We hadn’t quite recovered from The Fuzz when we were abruptly transported to places in Morocco where westerners are rarely welcomed. Robert Peak of Berkeley Springs used the universal language of music to work his way into the confidence of fellow musicians in a coastal walled city, a village of cave dwellers, and a town in the Atlas Mountains. It was somewhere close to astonishing in Musicians of Morocco
to see players cast the same spell with an assortment of stringed instruments that you sometimes encounter in a place like Clifftop, during the Appalachian String Band Festival. Peak frames their beautiful faces and enchanting music with expert skill.

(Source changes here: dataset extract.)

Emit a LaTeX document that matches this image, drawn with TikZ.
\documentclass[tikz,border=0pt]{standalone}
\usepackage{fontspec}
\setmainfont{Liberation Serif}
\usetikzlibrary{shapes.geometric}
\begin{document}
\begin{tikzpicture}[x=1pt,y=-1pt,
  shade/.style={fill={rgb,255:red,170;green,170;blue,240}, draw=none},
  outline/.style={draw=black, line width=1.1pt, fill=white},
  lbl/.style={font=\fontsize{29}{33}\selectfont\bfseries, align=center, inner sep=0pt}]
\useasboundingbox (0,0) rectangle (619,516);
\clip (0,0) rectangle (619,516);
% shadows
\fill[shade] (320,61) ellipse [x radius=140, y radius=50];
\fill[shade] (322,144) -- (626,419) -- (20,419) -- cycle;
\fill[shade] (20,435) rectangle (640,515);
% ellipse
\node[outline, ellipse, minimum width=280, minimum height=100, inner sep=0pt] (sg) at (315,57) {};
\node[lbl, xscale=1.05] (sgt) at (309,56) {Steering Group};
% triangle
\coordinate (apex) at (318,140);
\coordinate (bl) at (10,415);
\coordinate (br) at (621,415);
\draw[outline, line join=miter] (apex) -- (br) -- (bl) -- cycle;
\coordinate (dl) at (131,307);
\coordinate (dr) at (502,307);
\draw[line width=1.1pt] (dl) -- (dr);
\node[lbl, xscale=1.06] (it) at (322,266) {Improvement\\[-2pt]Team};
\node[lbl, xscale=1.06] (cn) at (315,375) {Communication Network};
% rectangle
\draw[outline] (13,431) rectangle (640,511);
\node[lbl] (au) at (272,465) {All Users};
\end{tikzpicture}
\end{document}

Then we were off to northern California with writer/director Laura Holliday, who told us the story of a 16-year-old boy who yearns to be famous. Rockstars: The Pete Weaver Experience has funny, perfect pitch dialogue and a plot that is only implausible when a real rock star makes Pete’s dreams come true, but the piece is otherwise so well written, directed and acted I was willing to forgive. I expect we’ll see much more from Holliday, who, we were told, was 17 at the time she created this piece. I didn’t catch her connection to West Virginia, and it may only be that a festival juror saw the piece at another festival and liked it. I was happy to see it, too.

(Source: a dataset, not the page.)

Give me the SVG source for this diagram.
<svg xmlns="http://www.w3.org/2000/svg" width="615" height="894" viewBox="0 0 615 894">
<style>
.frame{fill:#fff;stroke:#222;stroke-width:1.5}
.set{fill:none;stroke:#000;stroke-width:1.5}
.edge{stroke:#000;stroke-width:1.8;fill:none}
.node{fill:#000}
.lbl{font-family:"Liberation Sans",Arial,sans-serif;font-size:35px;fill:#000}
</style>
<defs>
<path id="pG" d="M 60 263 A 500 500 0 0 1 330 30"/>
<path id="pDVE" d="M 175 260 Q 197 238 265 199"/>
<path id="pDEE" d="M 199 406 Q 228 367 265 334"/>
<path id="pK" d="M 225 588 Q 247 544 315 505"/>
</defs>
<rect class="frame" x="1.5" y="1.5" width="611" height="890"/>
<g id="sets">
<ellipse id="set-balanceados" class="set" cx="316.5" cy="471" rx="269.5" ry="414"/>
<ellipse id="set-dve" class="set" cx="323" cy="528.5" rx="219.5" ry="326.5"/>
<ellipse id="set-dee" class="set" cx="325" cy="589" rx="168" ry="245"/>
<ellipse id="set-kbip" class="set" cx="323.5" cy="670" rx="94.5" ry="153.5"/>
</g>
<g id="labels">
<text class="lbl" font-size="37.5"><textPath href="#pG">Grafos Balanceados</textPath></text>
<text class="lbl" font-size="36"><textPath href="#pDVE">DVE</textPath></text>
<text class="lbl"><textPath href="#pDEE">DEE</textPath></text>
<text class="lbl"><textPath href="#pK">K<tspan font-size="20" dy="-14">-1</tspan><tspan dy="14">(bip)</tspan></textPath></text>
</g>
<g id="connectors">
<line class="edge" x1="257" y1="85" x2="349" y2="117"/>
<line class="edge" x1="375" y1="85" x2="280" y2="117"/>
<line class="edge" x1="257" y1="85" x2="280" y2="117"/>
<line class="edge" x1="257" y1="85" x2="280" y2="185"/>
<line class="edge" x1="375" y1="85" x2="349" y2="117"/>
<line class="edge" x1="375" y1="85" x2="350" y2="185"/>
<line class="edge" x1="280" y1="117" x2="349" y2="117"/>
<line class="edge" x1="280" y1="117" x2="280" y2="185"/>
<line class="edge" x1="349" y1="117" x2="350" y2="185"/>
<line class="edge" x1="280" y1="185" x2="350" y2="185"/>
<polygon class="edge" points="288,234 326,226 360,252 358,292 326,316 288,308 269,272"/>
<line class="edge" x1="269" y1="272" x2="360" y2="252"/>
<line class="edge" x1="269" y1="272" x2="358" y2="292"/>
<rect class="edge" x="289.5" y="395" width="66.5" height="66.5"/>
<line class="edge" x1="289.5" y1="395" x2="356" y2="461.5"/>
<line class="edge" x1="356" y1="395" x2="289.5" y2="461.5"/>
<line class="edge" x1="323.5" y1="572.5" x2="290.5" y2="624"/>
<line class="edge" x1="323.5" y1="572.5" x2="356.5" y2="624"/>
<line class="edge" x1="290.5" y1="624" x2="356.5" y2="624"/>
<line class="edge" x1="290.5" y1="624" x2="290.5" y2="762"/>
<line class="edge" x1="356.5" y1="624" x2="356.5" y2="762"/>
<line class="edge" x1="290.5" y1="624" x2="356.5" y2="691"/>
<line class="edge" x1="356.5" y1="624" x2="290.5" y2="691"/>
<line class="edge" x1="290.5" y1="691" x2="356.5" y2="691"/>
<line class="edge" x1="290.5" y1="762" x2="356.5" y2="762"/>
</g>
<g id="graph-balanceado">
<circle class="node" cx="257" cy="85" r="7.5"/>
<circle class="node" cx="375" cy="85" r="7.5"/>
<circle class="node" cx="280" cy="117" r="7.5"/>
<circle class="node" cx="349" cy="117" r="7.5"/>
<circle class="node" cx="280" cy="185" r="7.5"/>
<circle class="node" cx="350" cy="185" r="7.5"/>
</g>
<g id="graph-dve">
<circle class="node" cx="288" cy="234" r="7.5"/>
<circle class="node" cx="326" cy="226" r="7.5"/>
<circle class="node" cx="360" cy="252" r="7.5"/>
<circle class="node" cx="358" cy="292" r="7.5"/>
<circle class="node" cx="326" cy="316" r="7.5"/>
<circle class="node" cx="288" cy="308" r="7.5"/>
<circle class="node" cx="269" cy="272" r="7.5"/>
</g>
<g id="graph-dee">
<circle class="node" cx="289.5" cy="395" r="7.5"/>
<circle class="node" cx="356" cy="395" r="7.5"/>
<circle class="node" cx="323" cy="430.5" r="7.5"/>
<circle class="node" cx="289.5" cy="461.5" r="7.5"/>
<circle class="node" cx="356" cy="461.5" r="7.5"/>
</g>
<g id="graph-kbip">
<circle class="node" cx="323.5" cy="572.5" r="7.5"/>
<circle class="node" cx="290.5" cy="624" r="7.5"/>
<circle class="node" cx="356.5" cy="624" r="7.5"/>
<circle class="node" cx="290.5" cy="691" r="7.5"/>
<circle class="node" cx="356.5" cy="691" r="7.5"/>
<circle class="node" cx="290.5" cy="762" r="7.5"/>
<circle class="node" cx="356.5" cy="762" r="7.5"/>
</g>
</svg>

There was an entertaining piece of claymation, a funny little film ballet of a pair of OCD hands shaking pills in a plastic bottle, a few heartfelt and informative docs, a couple of scary pieces, one goofy feature, and several pieces that I didn’t see, as my time was up in Sutton.
The newly crowned West Virginia Filmmaker of 2011 and winners of $2,000 in prizes are announced on the WVFilmmakers’ Festival site.